_Given task_
Retype every line from the start of the data down to and including the line with "var pieLayer = svg.append('g').attr('transform', 'translate('". Skip the pictures.

○ ○ ○ ○ ○

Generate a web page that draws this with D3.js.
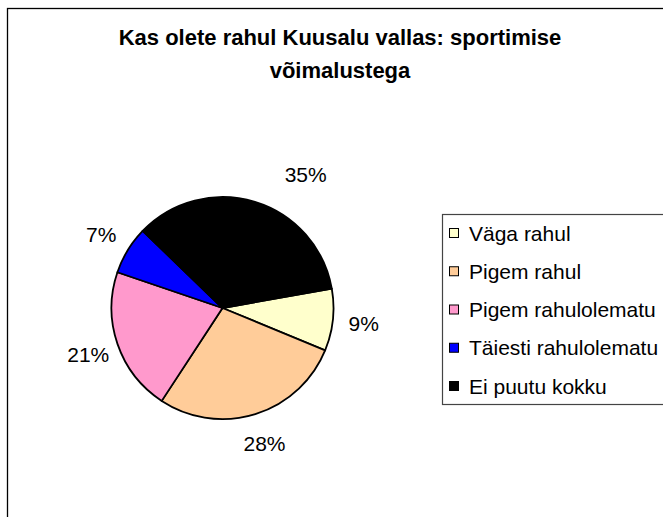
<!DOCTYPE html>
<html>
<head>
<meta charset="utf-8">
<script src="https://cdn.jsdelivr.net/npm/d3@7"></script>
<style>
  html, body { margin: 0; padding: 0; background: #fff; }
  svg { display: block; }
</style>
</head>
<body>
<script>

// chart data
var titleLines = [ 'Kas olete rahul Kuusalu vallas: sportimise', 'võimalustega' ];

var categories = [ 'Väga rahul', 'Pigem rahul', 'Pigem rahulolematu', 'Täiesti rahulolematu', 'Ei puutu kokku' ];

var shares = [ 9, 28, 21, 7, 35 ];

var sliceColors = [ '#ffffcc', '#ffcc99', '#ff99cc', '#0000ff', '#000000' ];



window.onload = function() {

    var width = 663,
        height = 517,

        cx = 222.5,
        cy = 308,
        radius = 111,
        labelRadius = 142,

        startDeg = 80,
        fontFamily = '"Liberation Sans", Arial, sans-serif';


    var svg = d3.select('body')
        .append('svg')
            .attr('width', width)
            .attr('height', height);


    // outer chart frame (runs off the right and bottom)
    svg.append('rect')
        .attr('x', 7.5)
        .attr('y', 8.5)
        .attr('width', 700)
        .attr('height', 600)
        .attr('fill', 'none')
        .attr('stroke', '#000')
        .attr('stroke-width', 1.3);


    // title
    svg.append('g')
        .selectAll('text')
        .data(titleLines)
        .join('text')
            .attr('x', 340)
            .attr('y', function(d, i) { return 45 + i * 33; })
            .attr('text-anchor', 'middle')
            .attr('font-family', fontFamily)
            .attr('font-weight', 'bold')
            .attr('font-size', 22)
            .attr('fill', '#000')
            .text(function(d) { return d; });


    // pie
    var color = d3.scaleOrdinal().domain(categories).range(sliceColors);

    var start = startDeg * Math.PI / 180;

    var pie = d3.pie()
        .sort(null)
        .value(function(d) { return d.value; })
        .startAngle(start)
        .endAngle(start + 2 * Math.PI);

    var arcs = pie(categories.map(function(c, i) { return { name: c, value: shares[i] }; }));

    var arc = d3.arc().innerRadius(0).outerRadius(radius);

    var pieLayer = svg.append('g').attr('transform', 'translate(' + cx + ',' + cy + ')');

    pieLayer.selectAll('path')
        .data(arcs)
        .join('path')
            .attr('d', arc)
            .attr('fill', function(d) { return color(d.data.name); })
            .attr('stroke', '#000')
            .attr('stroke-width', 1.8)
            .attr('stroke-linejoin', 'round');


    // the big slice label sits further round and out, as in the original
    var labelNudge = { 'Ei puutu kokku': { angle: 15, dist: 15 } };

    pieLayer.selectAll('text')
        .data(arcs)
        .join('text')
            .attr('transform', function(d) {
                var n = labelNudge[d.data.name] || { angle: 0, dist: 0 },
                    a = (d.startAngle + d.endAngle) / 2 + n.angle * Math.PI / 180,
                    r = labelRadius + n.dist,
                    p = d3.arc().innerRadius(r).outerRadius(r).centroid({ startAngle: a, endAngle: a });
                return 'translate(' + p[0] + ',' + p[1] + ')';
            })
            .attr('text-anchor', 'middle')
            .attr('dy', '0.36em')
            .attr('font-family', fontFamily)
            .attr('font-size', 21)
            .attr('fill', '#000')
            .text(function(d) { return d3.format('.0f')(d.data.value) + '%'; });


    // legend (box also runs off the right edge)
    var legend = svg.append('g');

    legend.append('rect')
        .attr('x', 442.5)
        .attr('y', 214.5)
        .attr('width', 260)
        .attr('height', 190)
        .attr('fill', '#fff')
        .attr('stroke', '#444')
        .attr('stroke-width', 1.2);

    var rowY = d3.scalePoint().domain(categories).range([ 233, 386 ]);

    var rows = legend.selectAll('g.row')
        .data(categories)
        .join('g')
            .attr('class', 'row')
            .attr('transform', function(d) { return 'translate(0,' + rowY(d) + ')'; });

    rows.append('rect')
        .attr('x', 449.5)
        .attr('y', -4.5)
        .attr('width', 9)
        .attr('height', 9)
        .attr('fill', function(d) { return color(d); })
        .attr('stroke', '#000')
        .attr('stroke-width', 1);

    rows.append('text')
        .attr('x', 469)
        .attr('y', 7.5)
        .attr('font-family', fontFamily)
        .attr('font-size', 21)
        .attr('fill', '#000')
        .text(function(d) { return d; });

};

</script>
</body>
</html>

○ ○ ○ ○ ○

_Solution to this exercise_
Generate a web page that draws this with D3.js.
<!DOCTYPE html>
<html>
<head>
<meta charset="utf-8">
<script src="https://cdn.jsdelivr.net/npm/d3@7"></script>
<style>
  html, body { margin: 0; padding: 0; background: #fff; }
  svg { display: block; }
</style>
</head>
<body>
<script>

// chart data
var titleLines = [ 'Kas olete rahul Kuusalu vallas: sportimise', 'võimalustega' ];

var categories = [ 'Väga rahul', 'Pigem rahul', 'Pigem rahulolematu', 'Täiesti rahulolematu', 'Ei puutu kokku' ];

var shares = [ 9, 28, 21, 7, 35 ];

var sliceColors = [ '#ffffcc', '#ffcc99', '#ff99cc', '#0000ff', '#000000' ];



window.onload = function() {

    var width = 663,
        height = 517,

        cx = 222.5,
        cy = 308,
        radius = 111,
        labelRadius = 142,

        startDeg = 80,
        fontFamily = '"Liberation Sans", Arial, sans-serif';


    var svg = d3.select('body')
        .append('svg')
            .attr('width', width)
            .attr('height', height);


    // outer chart frame (runs off the right and bottom)
    svg.append('rect')
        .attr('x', 7.5)
        .attr('y', 8.5)
        .attr('width', 700)
        .attr('height', 600)
        .attr('fill', 'none')
        .attr('stroke', '#000')
        .attr('stroke-width', 1.3);


    // title
    svg.append('g')
        .selectAll('text')
        .data(titleLines)
        .join('text')
            .attr('x', 340)
            .attr('y', function(d, i) { return 45 + i * 33; })
            .attr('text-anchor', 'middle')
            .attr('font-family', fontFamily)
            .attr('font-weight', 'bold')
            .attr('font-size', 22)
            .attr('fill', '#000')
            .text(function(d) { return d; });


    // pie
    var color = d3.scaleOrdinal().domain(categories).range(sliceColors);

    var start = startDeg * Math.PI / 180;

    var pie = d3.pie()
        .sort(null)
        .value(function(d) { return d.value; })
        .startAngle(start)
        .endAngle(start + 2 * Math.PI);

    var arcs = pie(categories.map(function(c, i) { return { name: c, value: shares[i] }; }));

    var arc = d3.arc().innerRadius(0).outerRadius(radius);

    var pieLayer = svg.append('g').attr('transform', 'translate(' + cx + ',' + cy + ')');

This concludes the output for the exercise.